CHAMPION - With the need to make $420,000 in cuts before the start of the 2013-14 school year, Champion Board of Education members said a school levy will be appearing on next May's general election ballot.

On the Nov. 6 election ballot, a 4.95-mill, 10-year additional operating levy, which would have raised $845,485 annually for the district, was defeated by the voters in unofficial results. Provisional ballots will be counted and finalized on Nov. 27 to determine the final election totals.

The district has faced $1 million annually in cuts from the state.

Babette Sisler, levy chairwoman, and other residents attended Monday's meeting, and said there is a need to get the levy back on the ballot next spring to maintain current student services.

''We need to protect our students. The steering committee is recommending that the board place the levy back on the ballot in May. The levy is all about our students and their future,'' she said.

Sisler said the board may want to consider a change in the millage. She also asked the board to have a cost constraint plan in place showing residents what will be cut if the levy fails.

She and other levy members said there will be fewer issues locally on the May primary ballot. The November ballot had the school levy, along with a Champion Township fire levy, state candidates and issues in addition to the national presidential campaign.

Sisler said the levy campaign committee will continue ''to articulate to the voters the need for the passage of the levy.''

The board did not take any official action on placement of the issue on the ballot by Board of Education President Maureen Seafert and other members said the levy will be back on the ballot since the funds are needed for daily operations in the district.

District officials said with defeat of the levy, they will be forced to make cuts in various areas, such as the foreign language program, computer instruction, student clubs and extracurricular activities, art, music, physical education, transportation and athletics.

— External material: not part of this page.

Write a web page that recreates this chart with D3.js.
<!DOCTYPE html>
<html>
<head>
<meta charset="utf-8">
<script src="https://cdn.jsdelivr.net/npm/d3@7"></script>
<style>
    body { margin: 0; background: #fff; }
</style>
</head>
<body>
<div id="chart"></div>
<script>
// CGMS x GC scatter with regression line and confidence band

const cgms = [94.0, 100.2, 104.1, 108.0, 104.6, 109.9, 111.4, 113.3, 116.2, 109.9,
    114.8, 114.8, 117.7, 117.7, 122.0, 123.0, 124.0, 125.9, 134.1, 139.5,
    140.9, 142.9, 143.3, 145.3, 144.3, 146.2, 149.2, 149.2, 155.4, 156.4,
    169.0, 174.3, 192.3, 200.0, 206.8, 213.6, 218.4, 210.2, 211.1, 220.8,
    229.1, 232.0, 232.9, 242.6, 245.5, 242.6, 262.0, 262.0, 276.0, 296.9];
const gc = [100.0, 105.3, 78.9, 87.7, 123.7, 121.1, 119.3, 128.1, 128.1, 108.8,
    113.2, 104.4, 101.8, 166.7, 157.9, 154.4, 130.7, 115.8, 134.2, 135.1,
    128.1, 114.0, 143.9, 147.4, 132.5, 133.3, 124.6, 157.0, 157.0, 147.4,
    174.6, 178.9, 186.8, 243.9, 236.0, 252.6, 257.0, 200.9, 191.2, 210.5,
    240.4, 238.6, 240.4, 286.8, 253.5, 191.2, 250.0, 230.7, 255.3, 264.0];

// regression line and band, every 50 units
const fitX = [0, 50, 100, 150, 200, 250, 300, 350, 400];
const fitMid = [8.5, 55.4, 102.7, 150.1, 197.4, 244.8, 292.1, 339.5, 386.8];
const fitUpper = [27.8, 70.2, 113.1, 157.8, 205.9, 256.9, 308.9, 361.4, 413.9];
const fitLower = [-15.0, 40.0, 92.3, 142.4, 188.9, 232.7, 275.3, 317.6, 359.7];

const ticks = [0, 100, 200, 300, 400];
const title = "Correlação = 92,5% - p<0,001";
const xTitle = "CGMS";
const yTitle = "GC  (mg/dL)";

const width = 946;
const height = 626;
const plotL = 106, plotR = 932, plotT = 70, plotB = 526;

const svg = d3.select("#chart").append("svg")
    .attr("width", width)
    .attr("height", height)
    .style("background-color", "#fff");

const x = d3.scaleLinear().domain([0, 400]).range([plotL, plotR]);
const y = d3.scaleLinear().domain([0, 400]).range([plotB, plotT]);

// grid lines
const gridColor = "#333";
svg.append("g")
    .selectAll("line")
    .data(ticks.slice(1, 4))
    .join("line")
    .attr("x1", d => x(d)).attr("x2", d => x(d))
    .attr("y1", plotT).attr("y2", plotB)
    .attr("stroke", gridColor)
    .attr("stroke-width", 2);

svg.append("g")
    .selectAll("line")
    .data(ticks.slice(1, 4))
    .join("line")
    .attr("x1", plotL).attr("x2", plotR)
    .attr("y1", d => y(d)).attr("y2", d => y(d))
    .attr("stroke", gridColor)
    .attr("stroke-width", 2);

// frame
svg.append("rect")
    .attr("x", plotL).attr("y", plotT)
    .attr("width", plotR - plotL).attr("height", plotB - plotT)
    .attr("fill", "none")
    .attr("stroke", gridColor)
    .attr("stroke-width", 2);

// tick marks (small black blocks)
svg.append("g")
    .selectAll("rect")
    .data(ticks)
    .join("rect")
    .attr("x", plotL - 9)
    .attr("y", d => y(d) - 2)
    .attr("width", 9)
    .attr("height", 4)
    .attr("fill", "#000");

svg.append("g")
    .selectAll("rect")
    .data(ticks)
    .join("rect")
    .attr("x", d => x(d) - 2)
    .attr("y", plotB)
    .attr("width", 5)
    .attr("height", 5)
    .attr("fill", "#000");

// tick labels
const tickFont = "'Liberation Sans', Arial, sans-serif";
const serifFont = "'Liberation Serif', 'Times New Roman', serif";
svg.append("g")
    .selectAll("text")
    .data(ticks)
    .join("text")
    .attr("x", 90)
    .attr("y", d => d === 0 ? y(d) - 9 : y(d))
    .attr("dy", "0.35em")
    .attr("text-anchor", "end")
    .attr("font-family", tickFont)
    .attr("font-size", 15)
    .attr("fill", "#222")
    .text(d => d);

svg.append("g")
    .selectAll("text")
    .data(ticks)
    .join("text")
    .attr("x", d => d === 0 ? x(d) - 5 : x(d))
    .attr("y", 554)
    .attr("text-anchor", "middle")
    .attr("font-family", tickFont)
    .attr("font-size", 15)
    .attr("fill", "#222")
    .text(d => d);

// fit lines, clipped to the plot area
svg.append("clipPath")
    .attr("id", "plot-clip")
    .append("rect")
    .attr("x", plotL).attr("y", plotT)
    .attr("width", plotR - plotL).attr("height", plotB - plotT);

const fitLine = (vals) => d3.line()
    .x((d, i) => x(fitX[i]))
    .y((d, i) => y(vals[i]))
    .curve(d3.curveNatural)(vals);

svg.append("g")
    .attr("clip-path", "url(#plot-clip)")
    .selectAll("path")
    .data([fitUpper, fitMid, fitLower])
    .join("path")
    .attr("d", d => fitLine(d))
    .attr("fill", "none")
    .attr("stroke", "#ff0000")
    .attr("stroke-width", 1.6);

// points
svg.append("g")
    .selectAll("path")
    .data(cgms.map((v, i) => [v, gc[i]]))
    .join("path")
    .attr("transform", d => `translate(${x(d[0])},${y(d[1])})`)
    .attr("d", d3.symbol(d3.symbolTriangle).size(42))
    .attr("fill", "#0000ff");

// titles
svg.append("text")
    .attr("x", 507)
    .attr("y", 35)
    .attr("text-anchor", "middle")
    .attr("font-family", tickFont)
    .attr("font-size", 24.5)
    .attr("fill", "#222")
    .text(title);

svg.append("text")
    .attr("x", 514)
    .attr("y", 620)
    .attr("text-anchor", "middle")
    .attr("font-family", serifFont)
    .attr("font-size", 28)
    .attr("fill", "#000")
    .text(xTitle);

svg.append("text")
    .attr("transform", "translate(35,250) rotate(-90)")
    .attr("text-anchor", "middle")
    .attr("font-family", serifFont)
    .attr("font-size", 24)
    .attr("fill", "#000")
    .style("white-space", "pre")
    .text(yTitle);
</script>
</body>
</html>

Seafert said the board and officials have to look at $420,000 in different areas before the start of the next school year. She said if the levy passes in May, the district will not collect that money until 2014. She said the district is hoping that taxes collected from 2012 will come to the district in January will help offset some of the money that is needed.

''If the levy doesn't pass in May, we will have no choice but to make cuts,'' Seafert said.

School officials said the district, like others is facing difficult times with cuts from the state.

Officials said the levy is needed to offset a nearly $1 million loss in annual state funding. The school district has managed to spend wisely but can't tighten its budget enough to offset the state funding loss.

The last time voters passed a new levy was in May 1994, when they approved a 15-mill emergency operating levy.